Korea: a case study
Korea’s first female president, Park Geun-hye, takes up office today. This is a big step forward for the country, and for the wider political scene. I’ve never been to Korea, but I’ve been thinking of using it as a case study for the Paula Principle, for the folllowing reasons.
Koreans have made extraordinarily rapid educational progress over the past two decades. 15-20 years ago they were near the foot of the OECD league table on achievement at secondary school; now they are at or around the top. It is a truly remarkable transformation. Their tertiary system has expanded in consequence, very rapidly, so that there are now large numbers of graduates emerging (with a corresponding graduate employment problem). If you compare the qualifications of 25-34 year olds with those of 45-54 year olds, the gap in Korea is bigger than in any other country – meaning that they have made more rapid progress than anywhere else with the education of their young people.

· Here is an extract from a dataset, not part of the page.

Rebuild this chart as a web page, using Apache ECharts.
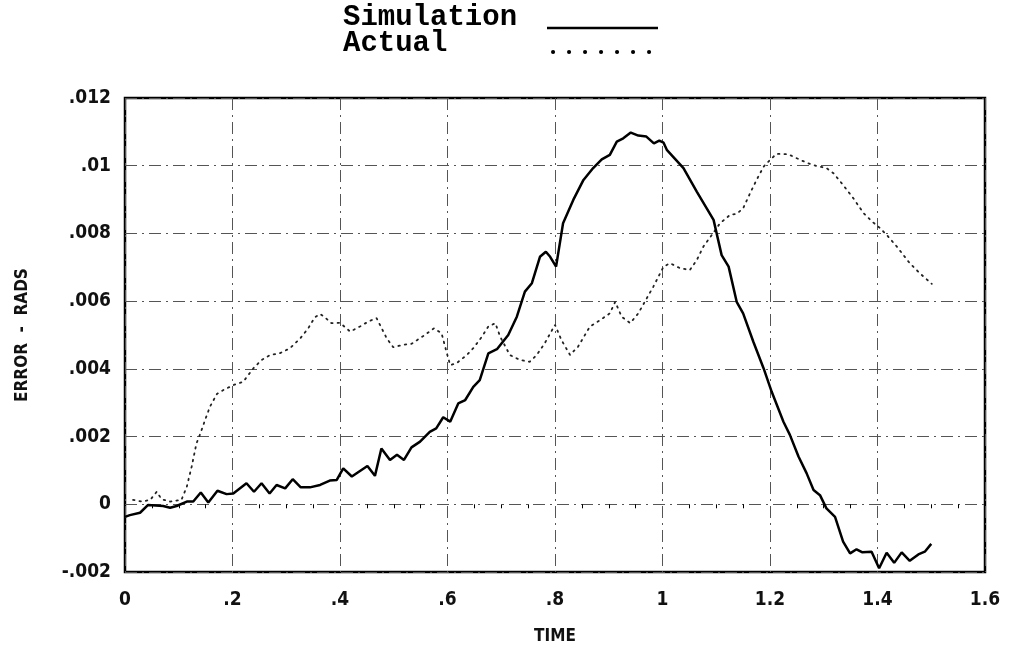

Probably the biggest factor in this transformation has been Korean willingness to invest time and money, by the state but also privately. Korean students spend an extraordinary amount of time studying out of school. Their ratio of private to public spending on education is unusually high.
Within this general trend, young Korean women have made very rapid strides. As elsewhere, they now do better than their male peers. The overall gender pay gap in Korea is 39% – the highest of all OECD countries, and higher by 10% than Japan, which is the nearest one. It is much lower for the younger age groups, signalling that women’s educational success is having some effect. But the key question is whether the closing of the gap will be sustained as Korean women attempt to move on in their careers. Women’s employment rates are lower there than in most countries.
So Korea presents a good test case for the PP: will the exceptionally rapid transformation of the educational levels of their young women change their unusually disadvantaged employment position? This will depend heavily on major change in cultural attitudes as well as in the labour market. If this does not happen, Park Geun-hye’s achievement may be a rather lonely one.